Случай в Кропоткинском переулке | страница 111
У неё были густые чёрные волосы, забранные в пучок, томные карие глаза, пухлые щёчки, вздёрнутый носик.
— Ты новенький? — спросила она, глядя на Юдина сверху вниз. Он молча кивнул, отправляя в рот мягкий ломоть хлеба. — В грузчиках у нас?
— Угу.
— По рукам видно, что ты не из работяг, — заключила Эльза, закончив изучать его.
— Тебе-то что? — пробубнил он.
— Вот ты скажи мне, почему сейчас так много интеллигентов идёт в грузчики, почему сторожами нанимаются? Это, что ли, мода такая?
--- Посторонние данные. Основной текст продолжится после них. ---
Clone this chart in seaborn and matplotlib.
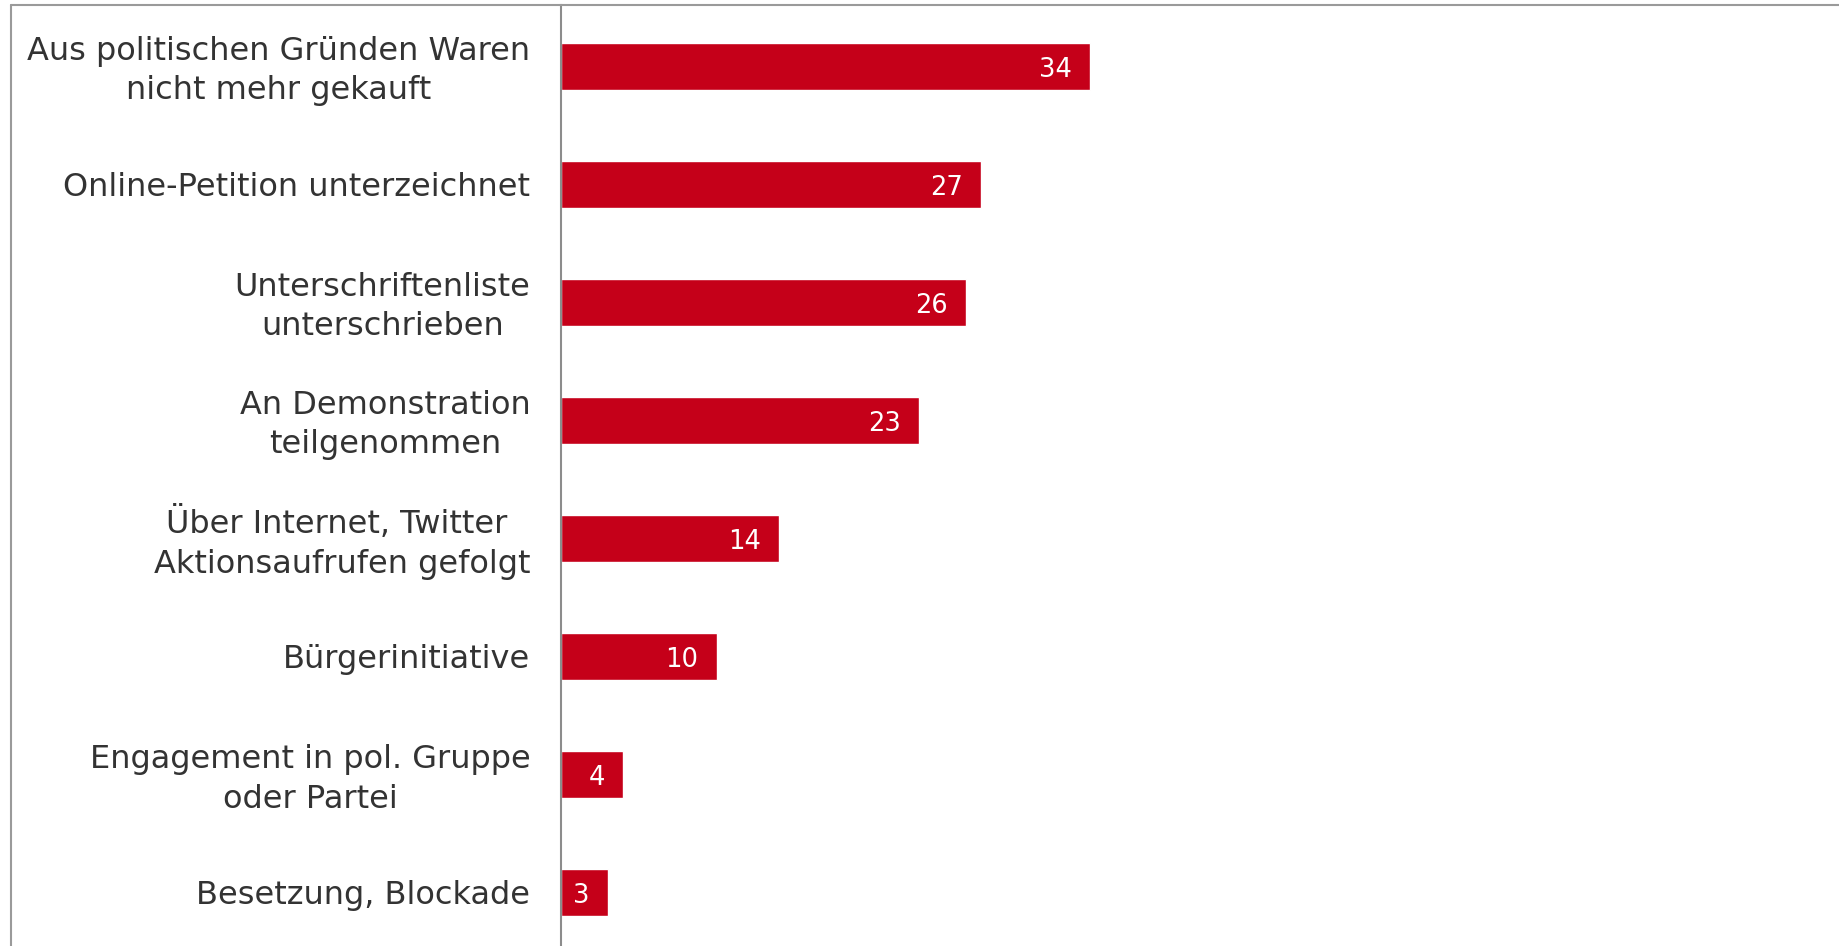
import matplotlib.pyplot as plt
import seaborn as sns
import pandas as pd
from matplotlib.lines import Line2D

categories = [
    'Aus politischen Gründen Waren\nnicht mehr gekauft',
    'Online-Petition unterzeichnet',
    'Unterschriftenliste\nunterschrieben',
    'An Demonstration\nteilgenommen',
    'Über Internet, Twitter \nAktionsaufrufen gefolgt',
    'Bürgerinitiative',
    'Engagement in pol. Gruppe\noder Partei',
    'Besetzung, Blockade',
]
values = [34, 27, 26, 23, 14, 10, 4, 3]

bar_color = '#C50019'
text_color = '#333333'
border_color = '#9a9a9a'

df = pd.DataFrame({'category': categories, 'value': values})

sns.set_theme(style='white')
plt.rcParams['font.family'] = ['DejaVu Sans']

W, H = 1839, 946
fig = plt.figure(figsize=(W / 100, H / 100), dpi=100)
# axes: left at x=561 px, spanning from the top border to the bottom
ax = fig.add_axes([561 / W, 0, 1 - 561 / W, (H - 5) / H])

sns.barplot(data=df, x='value', y='category', orient='h', color=bar_color,
            saturation=1, width=0.4, ax=ax)

# value labels inside the bar end
for i, v in enumerate(values):
    ax.annotate(str(v), xy=(v, i), xytext=(-13, -2.5), textcoords='offset points',
                ha='right', va='center', color='white', fontsize=18.5)

# category labels, centred on the bars
ax.set_yticks(range(len(categories)))
ax.set_yticklabels([])
for i, cat in enumerate(categories):
    dy = -3.2 if '\n' in cat else -2
    ax.annotate(cat, xy=(0, i), xytext=(-22, dy), textcoords='offset points',
                ha='right', va='center', multialignment='center',
                linespacing=1.36, fontsize=23, color=text_color,
                annotation_clip=False)

ax.set_xlim(0, (W - 561) / 15.56)
ax.set_ylim(7.45, -0.52)
ax.set_xlabel('')
ax.set_ylabel('')
ax.set_xticks([])
ax.tick_params(axis='y', length=0)

for side in ['top', 'right', 'bottom']:
    ax.spines[side].set_visible(False)
ax.spines['left'].set_color('#8c8c8c')
ax.spines['left'].set_linewidth(1.5)

# outer frame lines (top and left)
fig.add_artist(Line2D([10.5 / W, 1], [1 - 5 / H, 1 - 5 / H],
                      transform=fig.transFigure, color=border_color, lw=1.5))
fig.add_artist(Line2D([10.5 / W, 10.5 / W], [0, 1 - 5 / H],
                      transform=fig.transFigure, color=border_color, lw=1.5))

fig.savefig('out.png', dpi=100)
plt.close(fig)
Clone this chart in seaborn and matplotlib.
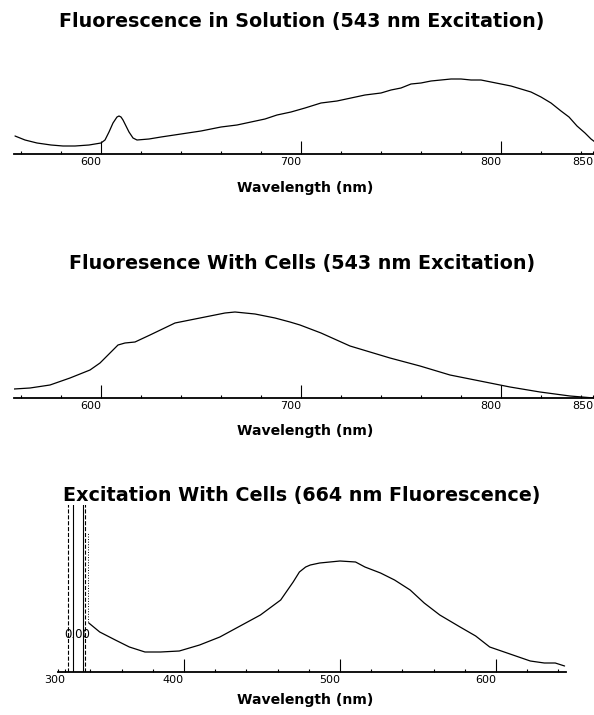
import matplotlib
matplotlib.use("Agg")
import matplotlib.pyplot as plt
import seaborn as sns
import pandas as pd
from matplotlib.ticker import FixedLocator

# ---------------- data (arbitrary intensity units) ----------------
sol_wl = [557, 562, 568, 575, 581, 587, 594, 600, 602, 604, 606, 608, 609, 610, 611, 612, 614, 616, 618,
          624, 630, 640, 650, 660, 668, 675, 682, 688, 695, 702, 710, 718, 725, 732, 740, 745, 750, 755,
          760, 765, 770, 775, 780, 785, 790, 795, 800, 805, 810, 815, 820, 825, 830, 834, 838, 842, 845, 847]
sol_int = [18, 14, 11, 9, 8, 8, 9, 11, 14, 22, 31, 37, 38, 37, 34, 30, 22, 16, 14,
           15, 17, 20, 23, 27, 29, 32, 35, 39, 42, 46, 51, 53, 56, 59, 61, 64, 66, 70,
           71, 73, 74, 75, 75, 74, 74, 72, 70, 68, 65, 62, 57, 51, 43, 37, 28, 21, 15, 12]

cell_wl = [556.5, 564.5, 574.5, 584.5, 594.5, 599.5, 604.5, 608.5, 612, 617, 624.5, 637, 649.5, 662, 667,
           677, 687, 694.5, 699.5, 710, 724.5, 734.5, 744.5, 759.5, 774.5, 789.5, 804.5, 819.5, 834.5, 846.5]
cell_int = [9, 10, 13, 20, 28, 35, 45, 53, 55, 56, 63, 75, 80, 85, 86,
            84, 80, 76, 73, 65, 52, 46, 40, 32, 23, 17, 11, 6, 2, 0]

exc_wl = [339, 346, 356, 365, 375, 385, 397, 410, 423, 436, 449, 462, 470, 474, 478, 481, 487, 500,
          510, 516, 526, 535, 545, 554, 564, 577, 587, 596, 609, 622, 631, 638, 644]
exc_int = [49, 40, 32, 25, 20, 20, 21, 27, 35, 46, 57, 72, 90, 100, 105, 107, 109, 111,
           110, 105, 99, 92, 82, 69, 57, 45, 36, 25, 18, 11, 9, 9, 6]

spike_wl = [325.6, 328.8, 335.3, 336.5]
spike_styles = ["--", "-", "-", "--"]

titles = ["Fluorescence in Solution (543 nm Excitation)",
          "Fluoresence With Cells (543 nm Excitation)",
          "Excitation With Cells (664 nm Fluorescence)"]
xlabel = "Wavelength (nm)"

em_major = [600, 700, 800, 846]
em_major_labels = ["600", "700", "800", "850"]
em_minor = [560, 580, 620, 640, 660, 680, 720, 740, 760, 780, 820, 840]
ex_major = [323.7, 400, 500, 600]
ex_major_labels = ["300", "400", "500", "600"]
ex_minor = [319, 340, 360, 380, 420, 440, 460, 480, 520, 540, 560, 580, 620, 640]

# ---------------- figure ----------------
sns.set_style("white")
plt.rcParams["font.family"] = ["DejaVu Sans"]
plt.rcParams["text.color"] = "black"
plt.rcParams["xtick.color"] = "black"
W, H = 594, 715
fig = plt.figure(figsize=(W / 100, H / 100), dpi=100)


def ax_px(left, top, right, bottom):
    return fig.add_axes([left / W, 1 - bottom / H, (right - left) / W, (bottom - top) / H])


def style(ax, major, labels, minor, xlim, ylim, spine_lo=None):
    ax.set_xlim(*xlim)
    ax.set_ylim(*ylim)
    for s in ["top", "right", "left"]:
        ax.spines[s].set_visible(False)
    ax.spines["bottom"].set_linewidth(1.3)
    ax.spines["bottom"].set_color("black")
    if spine_lo is not None:
        ax.spines["bottom"].set_bounds(spine_lo, xlim[1])
    ax.set_yticks([])
    ax.set_ylabel("")
    ax.set_xlabel("")
    ax.xaxis.set_major_locator(FixedLocator(major))
    ax.set_xticklabels(labels, fontsize=8, color="black")
    ax.xaxis.set_minor_locator(FixedLocator(minor))
    ax.tick_params(axis="x", which="major", direction="in", length=9.5, width=0.8,
                   pad=2, bottom=True, colors="black")
    ax.tick_params(axis="x", which="minor", direction="in", length=2.5, width=0.8, bottom=True)
    for t in ax.xaxis.get_major_ticks():
        t.label1.set_horizontalalignment("right")
    return ax


def curve(ax, wl, val):
    df = pd.DataFrame({"wl": wl, "val": val})
    sns.lineplot(data=df, x="wl", y="val", ax=ax, color="black", linewidth=0.9,
                 estimator=None, sort=False)


# panel 1
ax1 = ax_px(14, 60, 594, 154)
curve(ax1, sol_wl, sol_int)
style(ax1, em_major, em_major_labels, em_minor, (556.5, 846.5), (0, 94))
ax1.xaxis.get_major_ticks()[-1].tick1line.set_markersize(2.5)

# panel 2
ax2 = ax_px(14, 300, 594, 398)
curve(ax2, cell_wl, cell_int)
style(ax2, em_major, em_major_labels, em_minor, (556.5, 846.5), (0, 98))
ax2.xaxis.get_major_ticks()[-1].tick1line.set_markersize(2.5)

# panel 3
ax3 = ax_px(47, 505, 566, 672)
curve(ax3, exc_wl, exc_int)
for w, ls in zip(spike_wl, spike_styles):
    ax3.vlines(w, 0, 170, color="black", linewidth=0.8, linestyles=ls)
ax3.vlines(338.5, 50, 140, color="black", linewidth=0.7, linestyles=":")
ax3.text(331.4, 37, "0.00", fontsize=8.5, ha="center", va="center", color="black")
style(ax3, ex_major, ex_major_labels, ex_minor, (312.2, 644.9), (0, 167), spine_lo=319)
ax3.xaxis.get_major_ticks()[0].tick1line.set_markersize(2.5)

# titles and axis labels
for y, t in zip([22, 263, 495], titles):
    fig.text(302 / W, 1 - y / H, t, ha="center", va="center", fontsize=13.8,
             fontweight="bold", color="black")
for y in [188, 431, 700]:
    fig.text(305 / W, 1 - y / H, xlabel, ha="center", va="center", fontsize=10.1,
             fontweight="bold", color="black")

fig.savefig("out.png", dpi=100, facecolor="white")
— Вроде того. Времени много свободного, — неохотно отозвался Юдин, не прекращая жевать. — Опять же голова не занята обременительной ерундой, ничто не мешает творческим мыслям.
Ему хорошо были известны эти аргументы — в лагере через его руки прошло много людей, получивших срок «за тунеядство». В большинстве своём это были спившиеся и ни на что не годные люди, не желавшие трудиться, но попадались среди «тунеядцев» и такие, которые сочиняли стихи, писали картины, занимались музыкой, но официально ни на какой службе не числились — они просто не переносили государственной службы, упорядоченной работы, дисциплины. Они любили «свободное творчество», то есть делать только то, что им хочется, и тогда, когда им хочется и при этом отчаянно пили. Закон же такого поведения не допускал. Все граждане Советского Союза обязаны были трудиться на благо общества, а если кому нравилось заниматься искусством, то каждый человек имел возможность отдать своему увлечению время после основной работы или выходной день. Были, конечно, и профессиональные работники искусства, но все они состояли в каком-либо из многочисленных профессиональных творческих Союзов — в Союзе художников, Союзе писателей и т. д. Гражданин же, полностью отдававшийся искусству, но не занимавшийся общественно полезным трудом, официально признавался тунеядцем и прожигателем жизни. Никакие аргументы в защиту такого образа жизни не могли спасти человека.
Юдину не раз приходилось беседовать с осуждёнными по этой статье. Он хорошо понимал их, в определённом смысле он даже завидовал им — таким уверенным в себе, таким независимым, преданным искусству. В его душе никогда не жила преданность своей выбранной профессии, наоборот: он с первого дня службы в возненавидел свою работу, терпеть не мог сослуживцев, на дух не переносил казарменный режим и всю свою неприязнь переносил на жизнь в Советском Союзе в целом.
— Слышь, грузчик, ты кто на самом деле? Писатель? — спросила Эльза, кокетливо склонив голову, поглаживая указательным пальцем себя за ухом и показывая миниатюрные золотые колечки в мочках ушей.